--- Task prompt ---
Leave out the pictures, then reproduce the rest of the material exactly.

--- Dataset excerpt ---

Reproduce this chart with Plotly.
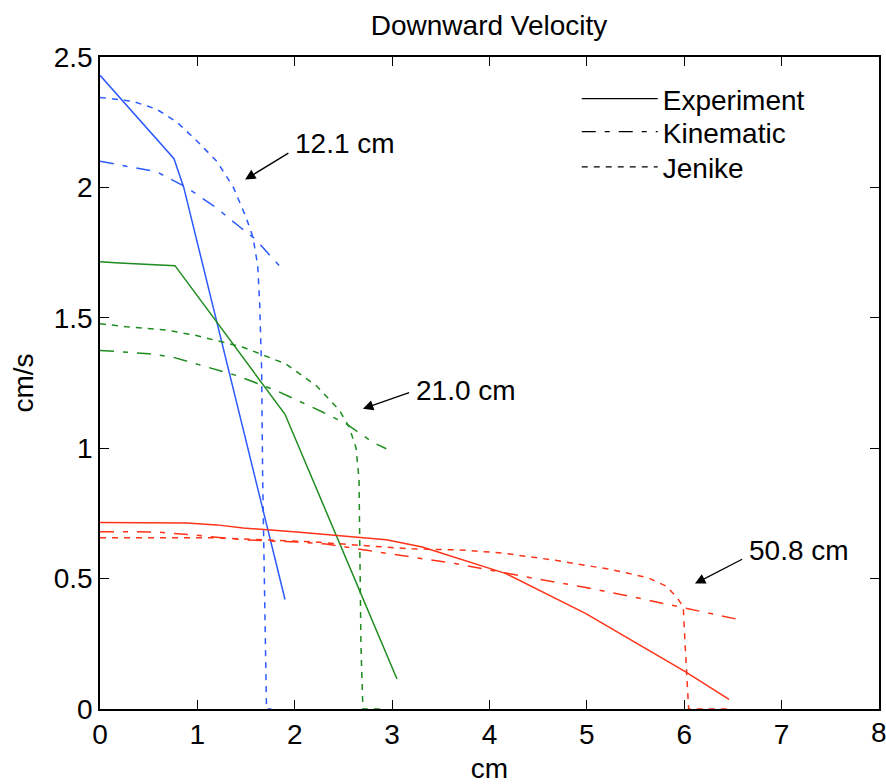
import plotly.graph_objects as go

# Radial profiles of downward velocity at three heights in the bin
# 12.1 cm (blue)
exp_x_121 = [0, 0.76, 0.86, 1.90]
exp_y_121 = [2.43, 2.11, 2.00, 0.42]
kin_x_121 = [0, 0.31, 0.58, 0.89, 1.20, 1.43, 1.60, 1.84]
kin_y_121 = [2.10, 2.08, 2.06, 2.00, 1.92, 1.85, 1.80, 1.70]
jen_x_121 = [0, 0.34, 0.58, 0.79, 0.99, 1.20, 1.37, 1.50, 1.57, 1.62, 1.64, 1.66, 1.67, 1.69, 1.71, 1.76]
jen_y_121 = [2.345, 2.33, 2.30, 2.25, 2.18, 2.10, 2.00, 1.885, 1.81, 1.70, 1.55, 1.30, 0.90, 0.50, 0.0, 0.0]

# 21.0 cm (green)
exp_x_210 = [0, 0.20, 0.77, 1.90, 3.05]
exp_y_210 = [1.715, 1.71, 1.70, 1.13, 0.115]
kin_x_210 = [0, 0.50, 0.75, 0.99, 1.40, 1.81, 2.29, 2.53, 2.80, 2.94]
kin_y_210 = [1.375, 1.362, 1.349, 1.323, 1.279, 1.221, 1.138, 1.093, 1.023, 0.998]
jen_x_210 = [0, 0.27, 0.68, 0.99, 1.47, 1.91, 2.22, 2.46, 2.56, 2.63, 2.66, 2.68, 2.70, 2.90]
jen_y_210 = [1.477, 1.466, 1.453, 1.432, 1.387, 1.323, 1.24, 1.145, 1.08, 1.0, 0.88, 0.24, 0.0, 0.0]

# 50.8 cm (red)
exp_x_508 = [0, 0.89, 1.20, 1.47, 2.02, 2.43, 2.94, 3.31, 4.07, 4.17, 4.99, 6.01, 6.46]
exp_y_508 = [0.715, 0.713, 0.706, 0.694, 0.679, 0.666, 0.649, 0.621, 0.532, 0.519, 0.366, 0.143, 0.037]
kin_x_508 = [0, 0.58, 0.99, 1.47, 2.02, 2.32, 2.80, 3.20, 3.66, 4.47, 4.99, 5.47, 5.87, 6.28, 6.56]
kin_y_508 = [0.68, 0.679, 0.666, 0.649, 0.64, 0.633, 0.605, 0.584, 0.557, 0.50, 0.466, 0.43, 0.398, 0.364, 0.343]
jen_x_508 = [0, 1.13, 1.67, 2.22, 2.80, 3.21, 3.69, 4.13, 4.68, 5.26, 5.63, 5.82, 5.93, 5.99, 6.01, 6.045, 6.50]
jen_y_508 = [0.657, 0.657, 0.649, 0.64, 0.624, 0.614, 0.61, 0.598, 0.57, 0.534, 0.503, 0.47, 0.425, 0.392, 0.238, 0.0, 0.0]

model_names = ["Experiment", "Kinematic", "Jenike"]
height_labels = ["12.1 cm", "21.0 cm", "50.8 cm"]
x_ticks = [0, 1, 2, 3, 4, 5, 6, 7, 8]

FONT = "Liberation Sans, Arial, sans-serif"
FS = 28
DASH = {"Experiment": "solid", "Kinematic": "14px,9px,5px,9px", "Jenike": "6px,6px"}
COLORS = ["#2c5aff", "#1e8c1e", "#ff3318"]

profiles = [
    [(exp_x_121, exp_y_121), (kin_x_121, kin_y_121), (jen_x_121, jen_y_121)],
    [(exp_x_210, exp_y_210), (kin_x_210, kin_y_210), (jen_x_210, jen_y_210)],
    [(exp_x_508, exp_y_508), (kin_x_508, kin_y_508), (jen_x_508, jen_y_508)],
]

fig = go.Figure()
for color, group in zip(COLORS, profiles):
    for name, (xs, ys) in zip(model_names, group):
        fig.add_trace(go.Scatter(
            x=xs, y=ys, mode="lines", showlegend=False, cliponaxis=False,
            line=dict(color=color, width=1.5, dash=DASH[name]),
        ))

# black key entries for the three models, one legend box per row for tight spacing
legend_ids = ["legend", "legend2", "legend3"]
legend_rows = [0.9356, 0.885, 0.831]
for name, lid in zip(model_names, legend_ids):
    fig.add_trace(go.Scatter(
        x=[None], y=[None], mode="lines", name=name, legend=lid,
        line=dict(color="black", width=1.2, dash=DASH[name]),
    ))

legend_style = dict(
    x=0.612, xanchor="left", yanchor="middle",
    bgcolor="rgba(0,0,0,0)", borderwidth=0, itemwidth=76,
    font=dict(family=FONT, size=FS, color="black"),
)

# arrows pointing at each height's profile group: (head_x, head_y, tail_x, tail_y)
arrow_spots = [(1.49, 2.03, 1.95, 2.135), (2.70, 1.151, 3.19, 1.215), (6.11, 0.481, 6.61, 0.577)]
label_lift = [0.035, 0.005, 0.03]
for label, (hx, hy, tx, ty), lift in zip(height_labels, arrow_spots, label_lift):
    fig.add_annotation(
        x=hx, y=hy, ax=tx, ay=ty, xref="x", yref="y", axref="x", ayref="y",
        text="", showarrow=True, arrowhead=2, arrowsize=1.6, arrowwidth=1.3,
        arrowcolor="black",
    )
    fig.add_annotation(
        x=tx + 0.03, y=ty + lift, xref="x", yref="y", text=label, showarrow=False,
        xanchor="left", yanchor="middle",
        font=dict(family=FONT, size=FS, color="black"),
    )

# the last x tick label sits on the figure edge, so it is written explicitly
fig.add_annotation(
    x=x_ticks[-1], y=0, xref="x", yref="y", text=str(x_ticks[-1]), showarrow=False,
    xanchor="center", yanchor="top", yshift=-6,
    font=dict(family=FONT, size=FS, color="black"),
)

axis_common = dict(
    showline=True, linecolor="black", linewidth=1.5, mirror="ticks",
    ticks="inside", ticklen=9, tickwidth=1.3, tickcolor="black",
    showgrid=False, zeroline=False,
    tickfont=dict(family=FONT, size=FS, color="black"),
)

fig.update_layout(
    width=886, height=784,
    margin=dict(l=100, r=5, t=57, b=75),
    paper_bgcolor="white", plot_bgcolor="white",
    title=dict(text="Downward Velocity", x=0.552, xanchor="center", y=0.968, yanchor="middle",
               font=dict(family=FONT, size=FS, color="black")),
    xaxis=dict(range=[0, 8], tickvals=x_ticks, title=dict(text="cm", standoff=9,
               font=dict(family=FONT, size=FS, color="black")), **axis_common),
    yaxis=dict(range=[0, 2.5], dtick=0.5, title=dict(text="cm/s", standoff=12,
               font=dict(family=FONT, size=FS, color="black")), **axis_common),
    legend=dict(y=legend_rows[0], **legend_style),
    legend2=dict(y=legend_rows[1], **legend_style),
    legend3=dict(y=legend_rows[2], **legend_style),
    showlegend=True,
)

fig.write_html("out.html")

--- Answer for the task ---
Reproduce this chart with Plotly.
import plotly.graph_objects as go

# Radial profiles of downward velocity at three heights in the bin
# 12.1 cm (blue)
exp_x_121 = [0, 0.76, 0.86, 1.90]
exp_y_121 = [2.43, 2.11, 2.00, 0.42]
kin_x_121 = [0, 0.31, 0.58, 0.89, 1.20, 1.43, 1.60, 1.84]
kin_y_121 = [2.10, 2.08, 2.06, 2.00, 1.92, 1.85, 1.80, 1.70]
jen_x_121 = [0, 0.34, 0.58, 0.79, 0.99, 1.20, 1.37, 1.50, 1.57, 1.62, 1.64, 1.66, 1.67, 1.69, 1.71, 1.76]
jen_y_121 = [2.345, 2.33, 2.30, 2.25, 2.18, 2.10, 2.00, 1.885, 1.81, 1.70, 1.55, 1.30, 0.90, 0.50, 0.0, 0.0]

# 21.0 cm (green)
exp_x_210 = [0, 0.20, 0.77, 1.90, 3.05]
exp_y_210 = [1.715, 1.71, 1.70, 1.13, 0.115]
kin_x_210 = [0, 0.50, 0.75, 0.99, 1.40, 1.81, 2.29, 2.53, 2.80, 2.94]
kin_y_210 = [1.375, 1.362, 1.349, 1.323, 1.279, 1.221, 1.138, 1.093, 1.023, 0.998]
jen_x_210 = [0, 0.27, 0.68, 0.99, 1.47, 1.91, 2.22, 2.46, 2.56, 2.63, 2.66, 2.68, 2.70, 2.90]
jen_y_210 = [1.477, 1.466, 1.453, 1.432, 1.387, 1.323, 1.24, 1.145, 1.08, 1.0, 0.88, 0.24, 0.0, 0.0]

# 50.8 cm (red)
exp_x_508 = [0, 0.89, 1.20, 1.47, 2.02, 2.43, 2.94, 3.31, 4.07, 4.17, 4.99, 6.01, 6.46]
exp_y_508 = [0.715, 0.713, 0.706, 0.694, 0.679, 0.666, 0.649, 0.621, 0.532, 0.519, 0.366, 0.143, 0.037]
kin_x_508 = [0, 0.58, 0.99, 1.47, 2.02, 2.32, 2.80, 3.20, 3.66, 4.47, 4.99, 5.47, 5.87, 6.28, 6.56]
kin_y_508 = [0.68, 0.679, 0.666, 0.649, 0.64, 0.633, 0.605, 0.584, 0.557, 0.50, 0.466, 0.43, 0.398, 0.364, 0.343]
jen_x_508 = [0, 1.13, 1.67, 2.22, 2.80, 3.21, 3.69, 4.13, 4.68, 5.26, 5.63, 5.82, 5.93, 5.99, 6.01, 6.045, 6.50]
jen_y_508 = [0.657, 0.657, 0.649, 0.64, 0.624, 0.614, 0.61, 0.598, 0.57, 0.534, 0.503, 0.47, 0.425, 0.392, 0.238, 0.0, 0.0]

model_names = ["Experiment", "Kinematic", "Jenike"]
height_labels = ["12.1 cm", "21.0 cm", "50.8 cm"]
x_ticks = [0, 1, 2, 3, 4, 5, 6, 7, 8]

FONT = "Liberation Sans, Arial, sans-serif"
FS = 28
DASH = {"Experiment": "solid", "Kinematic": "14px,9px,5px,9px", "Jenike": "6px,6px"}
COLORS = ["#2c5aff", "#1e8c1e", "#ff3318"]

profiles = [
    [(exp_x_121, exp_y_121), (kin_x_121, kin_y_121), (jen_x_121, jen_y_121)],
    [(exp_x_210, exp_y_210), (kin_x_210, kin_y_210), (jen_x_210, jen_y_210)],
    [(exp_x_508, exp_y_508), (kin_x_508, kin_y_508), (jen_x_508, jen_y_508)],
]

fig = go.Figure()
for color, group in zip(COLORS, profiles):
    for name, (xs, ys) in zip(model_names, group):
        fig.add_trace(go.Scatter(
            x=xs, y=ys, mode="lines", showlegend=False, cliponaxis=False,
            line=dict(color=color, width=1.5, dash=DASH[name]),
        ))

# black key entries for the three models, one legend box per row for tight spacing
legend_ids = ["legend", "legend2", "legend3"]
legend_rows = [0.9356, 0.885, 0.831]
for name, lid in zip(model_names, legend_ids):
    fig.add_trace(go.Scatter(
        x=[None], y=[None], mode="lines", name=name, legend=lid,
        line=dict(color="black", width=1.2, dash=DASH[name]),
    ))

legend_style = dict(
    x=0.612, xanchor="left", yanchor="middle",
    bgcolor="rgba(0,0,0,0)", borderwidth=0, itemwidth=76,
    font=dict(family=FONT, size=FS, color="black"),
)

# arrows pointing at each height's profile group: (head_x, head_y, tail_x, tail_y)
arrow_spots = [(1.49, 2.03, 1.95, 2.135), (2.70, 1.151, 3.19, 1.215), (6.11, 0.481, 6.61, 0.577)]
label_lift = [0.035, 0.005, 0.03]
for label, (hx, hy, tx, ty), lift in zip(height_labels, arrow_spots, label_lift):
    fig.add_annotation(
        x=hx, y=hy, ax=tx, ay=ty, xref="x", yref="y", axref="x", ayref="y",
        text="", showarrow=True, arrowhead=2, arrowsize=1.6, arrowwidth=1.3,
        arrowcolor="black",
    )
    fig.add_annotation(
        x=tx + 0.03, y=ty + lift, xref="x", yref="y", text=label, showarrow=False,
        xanchor="left", yanchor="middle",
        font=dict(family=FONT, size=FS, color="black"),
    )

# the last x tick label sits on the figure edge, so it is written explicitly
fig.add_annotation(
    x=x_ticks[-1], y=0, xref="x", yref="y", text=str(x_ticks[-1]), showarrow=False,
    xanchor="center", yanchor="top", yshift=-6,
    font=dict(family=FONT, size=FS, color="black"),
)

axis_common = dict(
    showline=True, linecolor="black", linewidth=1.5, mirror="ticks",
    ticks="inside", ticklen=9, tickwidth=1.3, tickcolor="black",
    showgrid=False, zeroline=False,
    tickfont=dict(family=FONT, size=FS, color="black"),
)

fig.update_layout(
    width=886, height=784,
    margin=dict(l=100, r=5, t=57, b=75),
    paper_bgcolor="white", plot_bgcolor="white",
    title=dict(text="Downward Velocity", x=0.552, xanchor="center", y=0.968, yanchor="middle",
               font=dict(family=FONT, size=FS, color="black")),
    xaxis=dict(range=[0, 8], tickvals=x_ticks, title=dict(text="cm", standoff=9,
               font=dict(family=FONT, size=FS, color="black")), **axis_common),
    yaxis=dict(range=[0, 2.5], dtick=0.5, title=dict(text="cm/s", standoff=12,
               font=dict(family=FONT, size=FS, color="black")), **axis_common),
    legend=dict(y=legend_rows[0], **legend_style),
    legend2=dict(y=legend_rows[1], **legend_style),
    legend3=dict(y=legend_rows[2], **legend_style),
    showlegend=True,
)

fig.write_html("out.html")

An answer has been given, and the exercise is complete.